Love in the Time of Cholera – Gabriel Garcia Marquez


The book’s title is odd but accurate. It’s about love and is set in the Caribbean coast of South America between the middle of the 19th and the early 20th century when cholera was an ever present threat at least to the poorer communities.

The story moves backwards and forwards in this period exploring aspects of love. Fear not of apparent spoilers below – what happens is set out early and it is the how that engrosses.

To start (chronologically) there is Fermina Daza’s schoolgirl fixation on the plain but enigmatic Florentino Ariza, which he reciprocates in spades. She moves on, to be wooed by the sophisticated Dr Juvenal Urbino, and we see young married love bloom then fade to indifference under the pressure of in-laws; adultery rears its loveless, lustful head.

Meanwhile Florentino Ariza holds a torch for Fermina through the years, decades even, taking comfort where he can in his many affairs but unable to give of himself in his pitiful state of unrequited love.

Eventually, in old age, Dr Urbino suffers a parrot related death and the widow Fermina is revisited by her childhood suitor. Will this lead to a companiable friendship; a late flowering love; or a final crushing rejection?

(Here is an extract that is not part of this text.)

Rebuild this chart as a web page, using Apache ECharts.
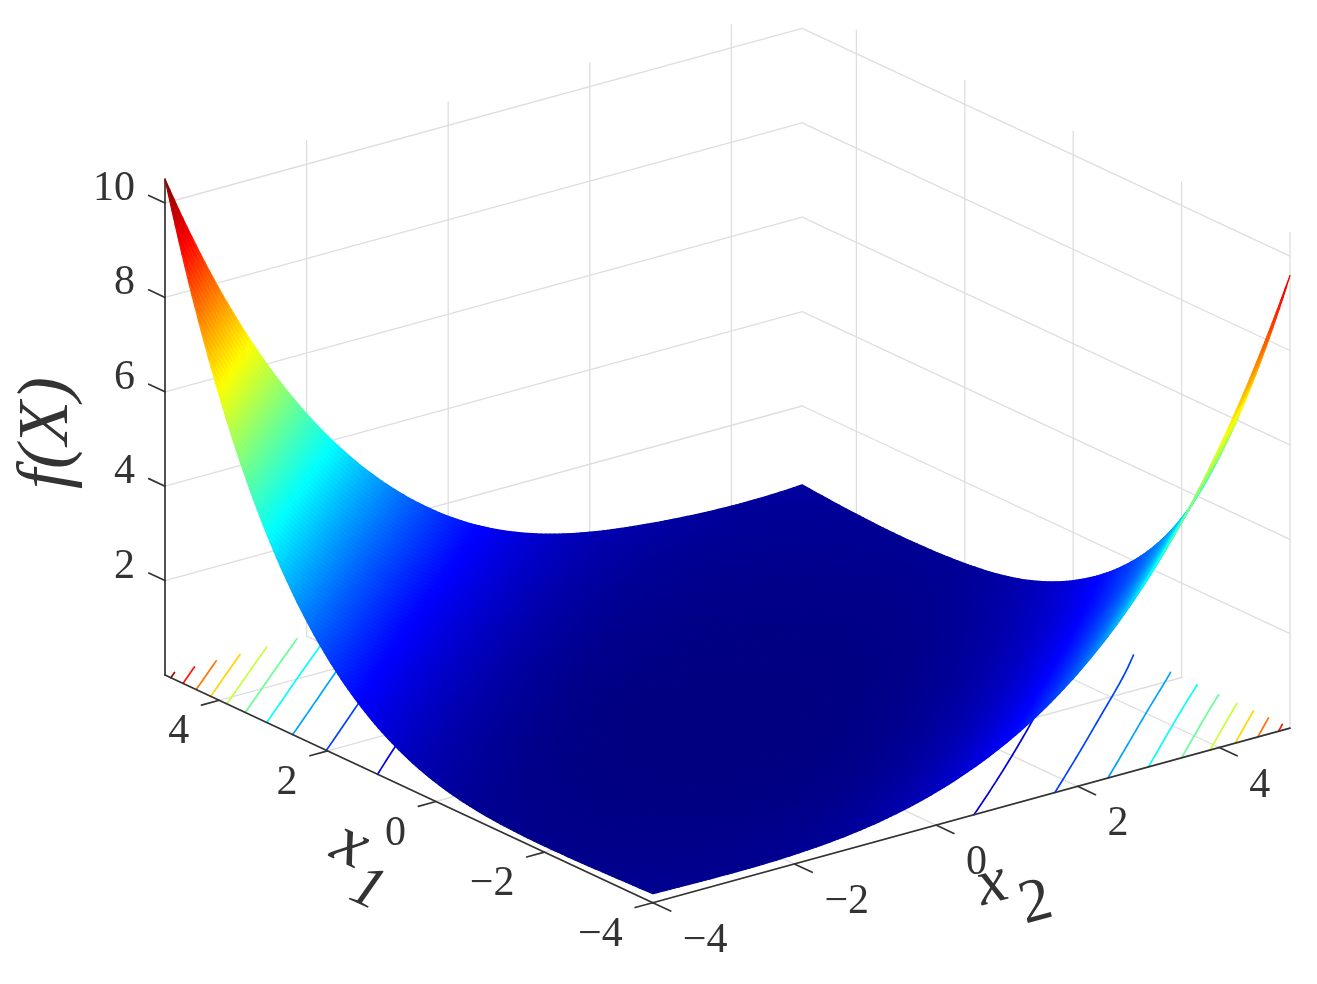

The episodic time-shifting story meanders along like one of Ariza’s steamboats on the Magdelena River, with leisurely trips up tributaries and side channels. The long luxuriant paragraphs require unhurried reading but reward with total absorption into the time and place, and lives and loves, created by Garcia Marquez. It has passion and pain, joy and heartache, humour, irony and wisdom.

It reads longer than its 350 pages but is rich and satisfying throughout.